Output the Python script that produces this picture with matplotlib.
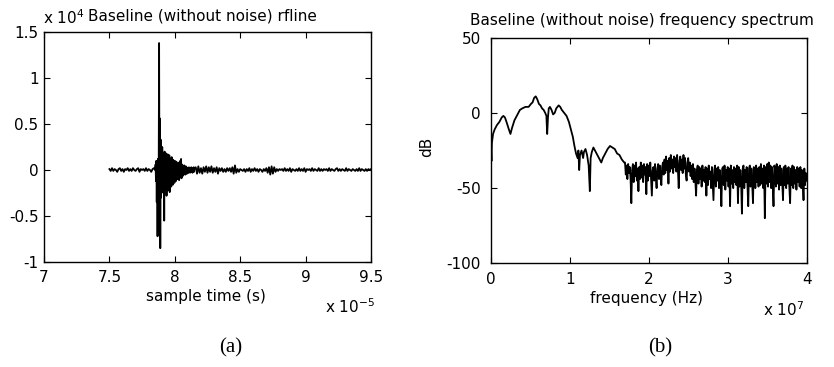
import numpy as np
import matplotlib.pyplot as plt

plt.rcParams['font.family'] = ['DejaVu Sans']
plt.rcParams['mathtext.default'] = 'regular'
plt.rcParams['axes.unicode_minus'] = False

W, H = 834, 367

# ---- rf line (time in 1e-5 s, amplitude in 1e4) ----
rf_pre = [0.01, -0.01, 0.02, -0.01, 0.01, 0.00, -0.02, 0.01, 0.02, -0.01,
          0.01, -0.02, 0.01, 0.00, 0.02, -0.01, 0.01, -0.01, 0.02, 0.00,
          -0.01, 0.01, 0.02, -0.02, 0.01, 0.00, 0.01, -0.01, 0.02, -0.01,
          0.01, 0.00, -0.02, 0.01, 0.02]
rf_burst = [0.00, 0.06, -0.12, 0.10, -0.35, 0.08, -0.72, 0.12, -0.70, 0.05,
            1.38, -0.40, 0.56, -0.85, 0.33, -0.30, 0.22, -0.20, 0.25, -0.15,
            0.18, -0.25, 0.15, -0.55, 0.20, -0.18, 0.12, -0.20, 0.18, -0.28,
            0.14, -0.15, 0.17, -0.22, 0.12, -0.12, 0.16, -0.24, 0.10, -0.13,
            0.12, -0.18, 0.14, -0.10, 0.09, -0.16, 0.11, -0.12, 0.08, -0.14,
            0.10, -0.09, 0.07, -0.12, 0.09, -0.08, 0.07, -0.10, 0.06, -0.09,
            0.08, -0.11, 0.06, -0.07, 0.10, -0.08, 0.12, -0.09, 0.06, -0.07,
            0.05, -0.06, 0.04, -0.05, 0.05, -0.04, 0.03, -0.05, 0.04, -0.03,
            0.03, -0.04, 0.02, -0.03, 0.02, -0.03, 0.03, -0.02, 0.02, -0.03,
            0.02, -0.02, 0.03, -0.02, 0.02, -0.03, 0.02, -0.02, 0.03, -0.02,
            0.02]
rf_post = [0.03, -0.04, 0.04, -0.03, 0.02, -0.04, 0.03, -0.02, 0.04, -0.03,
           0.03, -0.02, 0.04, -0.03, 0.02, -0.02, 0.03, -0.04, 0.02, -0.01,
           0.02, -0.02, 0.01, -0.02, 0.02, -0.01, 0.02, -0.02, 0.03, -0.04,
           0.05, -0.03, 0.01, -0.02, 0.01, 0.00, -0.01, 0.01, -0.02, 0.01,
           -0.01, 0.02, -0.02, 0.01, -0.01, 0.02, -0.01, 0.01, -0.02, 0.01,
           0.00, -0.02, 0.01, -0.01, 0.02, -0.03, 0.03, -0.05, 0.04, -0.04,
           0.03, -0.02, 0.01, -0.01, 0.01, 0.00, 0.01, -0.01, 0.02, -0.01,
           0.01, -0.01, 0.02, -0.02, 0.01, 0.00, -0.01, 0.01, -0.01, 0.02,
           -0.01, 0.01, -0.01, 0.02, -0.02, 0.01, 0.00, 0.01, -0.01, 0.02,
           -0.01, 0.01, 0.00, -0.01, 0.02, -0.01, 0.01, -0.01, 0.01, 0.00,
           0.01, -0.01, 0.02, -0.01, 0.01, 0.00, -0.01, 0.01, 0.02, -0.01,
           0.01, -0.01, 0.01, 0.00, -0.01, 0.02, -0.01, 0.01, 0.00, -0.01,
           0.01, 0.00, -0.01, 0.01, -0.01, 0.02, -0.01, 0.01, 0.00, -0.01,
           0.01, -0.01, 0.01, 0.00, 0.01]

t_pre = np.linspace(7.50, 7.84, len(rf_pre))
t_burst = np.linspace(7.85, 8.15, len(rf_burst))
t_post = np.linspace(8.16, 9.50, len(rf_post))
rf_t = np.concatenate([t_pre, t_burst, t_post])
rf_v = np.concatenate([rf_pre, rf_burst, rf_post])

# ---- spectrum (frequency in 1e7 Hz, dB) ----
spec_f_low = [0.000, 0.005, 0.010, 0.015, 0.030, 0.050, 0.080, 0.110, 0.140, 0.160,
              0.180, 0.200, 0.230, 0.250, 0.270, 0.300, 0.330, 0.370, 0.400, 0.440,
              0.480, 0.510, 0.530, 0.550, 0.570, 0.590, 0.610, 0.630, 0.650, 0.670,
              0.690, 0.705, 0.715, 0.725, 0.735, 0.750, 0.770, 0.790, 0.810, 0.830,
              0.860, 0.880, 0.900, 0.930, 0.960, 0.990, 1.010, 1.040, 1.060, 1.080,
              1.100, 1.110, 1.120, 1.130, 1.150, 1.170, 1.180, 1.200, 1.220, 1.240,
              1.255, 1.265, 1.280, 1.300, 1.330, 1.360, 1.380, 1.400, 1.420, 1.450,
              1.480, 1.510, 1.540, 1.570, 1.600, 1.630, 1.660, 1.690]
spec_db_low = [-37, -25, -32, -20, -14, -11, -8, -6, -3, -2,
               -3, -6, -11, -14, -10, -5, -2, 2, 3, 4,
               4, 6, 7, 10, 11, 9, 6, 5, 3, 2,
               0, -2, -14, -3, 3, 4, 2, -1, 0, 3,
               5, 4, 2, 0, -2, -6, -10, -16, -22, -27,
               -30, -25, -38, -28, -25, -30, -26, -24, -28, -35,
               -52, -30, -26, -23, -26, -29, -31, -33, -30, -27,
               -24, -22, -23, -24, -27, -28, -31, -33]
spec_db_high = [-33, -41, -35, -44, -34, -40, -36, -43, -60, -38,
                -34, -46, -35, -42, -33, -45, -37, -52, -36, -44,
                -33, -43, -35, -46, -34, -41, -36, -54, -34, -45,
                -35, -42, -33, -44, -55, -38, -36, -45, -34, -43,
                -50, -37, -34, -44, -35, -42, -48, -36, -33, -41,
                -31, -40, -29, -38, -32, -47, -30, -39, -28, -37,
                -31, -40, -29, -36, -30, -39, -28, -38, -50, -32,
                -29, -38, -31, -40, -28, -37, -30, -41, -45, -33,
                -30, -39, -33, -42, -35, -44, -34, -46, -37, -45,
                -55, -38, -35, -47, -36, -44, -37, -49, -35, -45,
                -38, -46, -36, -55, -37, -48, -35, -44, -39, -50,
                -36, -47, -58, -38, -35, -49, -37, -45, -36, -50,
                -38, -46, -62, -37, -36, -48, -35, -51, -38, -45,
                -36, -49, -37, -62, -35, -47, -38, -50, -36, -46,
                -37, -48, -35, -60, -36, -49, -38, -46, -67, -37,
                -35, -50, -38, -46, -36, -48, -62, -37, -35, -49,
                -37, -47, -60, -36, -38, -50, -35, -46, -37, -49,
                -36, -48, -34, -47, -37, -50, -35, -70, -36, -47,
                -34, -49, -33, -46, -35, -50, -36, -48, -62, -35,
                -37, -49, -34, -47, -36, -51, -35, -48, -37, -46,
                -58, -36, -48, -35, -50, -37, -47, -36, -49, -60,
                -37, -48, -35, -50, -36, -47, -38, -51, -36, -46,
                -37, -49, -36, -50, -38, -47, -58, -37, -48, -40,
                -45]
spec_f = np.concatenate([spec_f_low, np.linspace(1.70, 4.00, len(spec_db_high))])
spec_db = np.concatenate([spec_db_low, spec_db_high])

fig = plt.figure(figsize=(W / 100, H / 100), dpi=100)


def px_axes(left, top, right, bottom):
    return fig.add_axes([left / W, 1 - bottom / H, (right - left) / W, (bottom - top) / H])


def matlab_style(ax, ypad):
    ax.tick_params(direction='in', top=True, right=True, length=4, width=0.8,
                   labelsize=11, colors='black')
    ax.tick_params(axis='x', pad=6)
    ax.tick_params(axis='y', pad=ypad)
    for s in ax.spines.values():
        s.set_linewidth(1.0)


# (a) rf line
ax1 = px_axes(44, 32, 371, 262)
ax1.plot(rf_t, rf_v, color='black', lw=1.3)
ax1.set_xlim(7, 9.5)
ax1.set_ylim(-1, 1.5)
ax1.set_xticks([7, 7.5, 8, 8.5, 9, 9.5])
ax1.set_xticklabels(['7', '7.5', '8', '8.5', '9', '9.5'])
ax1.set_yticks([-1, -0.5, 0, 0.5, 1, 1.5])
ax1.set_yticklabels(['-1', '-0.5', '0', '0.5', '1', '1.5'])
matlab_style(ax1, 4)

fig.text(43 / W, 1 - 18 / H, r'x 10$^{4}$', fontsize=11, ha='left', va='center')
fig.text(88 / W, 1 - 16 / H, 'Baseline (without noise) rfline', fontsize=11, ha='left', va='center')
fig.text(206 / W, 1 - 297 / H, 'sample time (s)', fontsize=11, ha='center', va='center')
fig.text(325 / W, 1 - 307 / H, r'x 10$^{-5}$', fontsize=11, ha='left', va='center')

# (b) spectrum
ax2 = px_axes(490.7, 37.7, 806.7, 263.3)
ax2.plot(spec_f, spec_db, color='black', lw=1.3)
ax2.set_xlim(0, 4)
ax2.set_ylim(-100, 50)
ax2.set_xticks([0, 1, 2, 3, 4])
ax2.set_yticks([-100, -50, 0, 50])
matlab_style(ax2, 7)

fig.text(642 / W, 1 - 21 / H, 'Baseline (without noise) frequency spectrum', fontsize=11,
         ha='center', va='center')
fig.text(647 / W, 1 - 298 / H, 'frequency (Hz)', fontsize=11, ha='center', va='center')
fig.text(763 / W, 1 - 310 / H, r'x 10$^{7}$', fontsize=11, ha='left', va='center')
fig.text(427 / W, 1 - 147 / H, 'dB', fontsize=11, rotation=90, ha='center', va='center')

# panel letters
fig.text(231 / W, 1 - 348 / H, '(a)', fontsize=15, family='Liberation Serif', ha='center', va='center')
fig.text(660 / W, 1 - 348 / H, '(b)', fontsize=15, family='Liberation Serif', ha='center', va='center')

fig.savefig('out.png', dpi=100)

> **INSTRUCTION**: Write out an exact copy of the listing, first line through the line containing "W, H = 834, 367", with the pictures left out.

> **COMPLETED EXERCISE**:
Output the Python script that produces this picture with matplotlib.
import numpy as np
import matplotlib.pyplot as plt

plt.rcParams['font.family'] = ['DejaVu Sans']
plt.rcParams['mathtext.default'] = 'regular'
plt.rcParams['axes.unicode_minus'] = False

W, H = 834, 367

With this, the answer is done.